Problem 2: Short-circuiting on errors

If we don’t want to kill the whole pipeline on an error, but also can’t continue processing because the data is simply missing, or we want to save CPU time, we can skip downstream processing tasks very simply like this:

for new_job in task_generator:
    try:
        # do some process that can error
        ...
        yield job_result
    except Exception as err:
        handle_error(err)
        # simply don't yield the result and it won't be passed on to the next task

Or, if we really want to count errors in the downstream handler, or something along those lines, we can pass the error forward in intermediate tasks like this:

for new_job in task_generator:
    if isinstance(new_job, Err):
        # if it is just an error, then pass it along to 
        # the next step so it can be handled without 
        # interrupting parallel work in the pipeline
        yield new_job
    else:
        # 
        ....

Problem 3: Job-level log upload

If we want to have some state mutated constantly throughout the pipeline, like an error log, we can just pass around a file pointer, and have a coding convention to append to a file like this:

for new_job in task_generator:
    # open up a job-specific logfile for writing, redirect logger/stdout to it
    with new_job.job_guard():
        # actually do the computations/network requests/etc
        ....
    # when the context guard closes, upload the log file 
    # if it hasn't been uploaded in awhile

This context guard can redirect the global logger or stdout to a file just for this process, just for this particular code chunk, allowing different jobs in different parallel workers to append to fully separate log files.

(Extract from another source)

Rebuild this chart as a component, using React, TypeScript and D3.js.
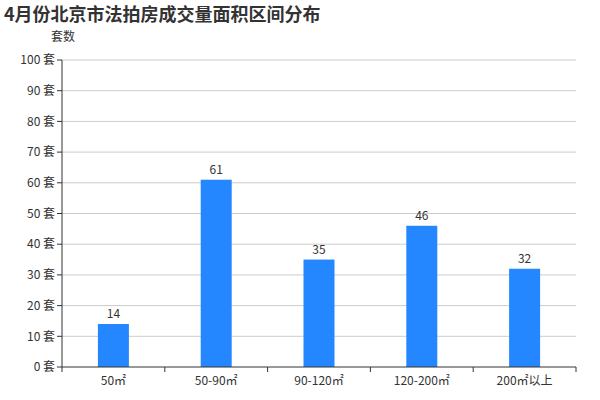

A different file for keeping track of the last uploaded time was also maintained so that the log could be updated if the context guard exits, and if there has been a 30s gap since the last timeout, whichever one comes first, implementing the occasional log upload efficiently but synchronously.

Current status

This project is currently awaiting final approval for an open-source release. Code link and full-code examples/documentation are awaiting this release.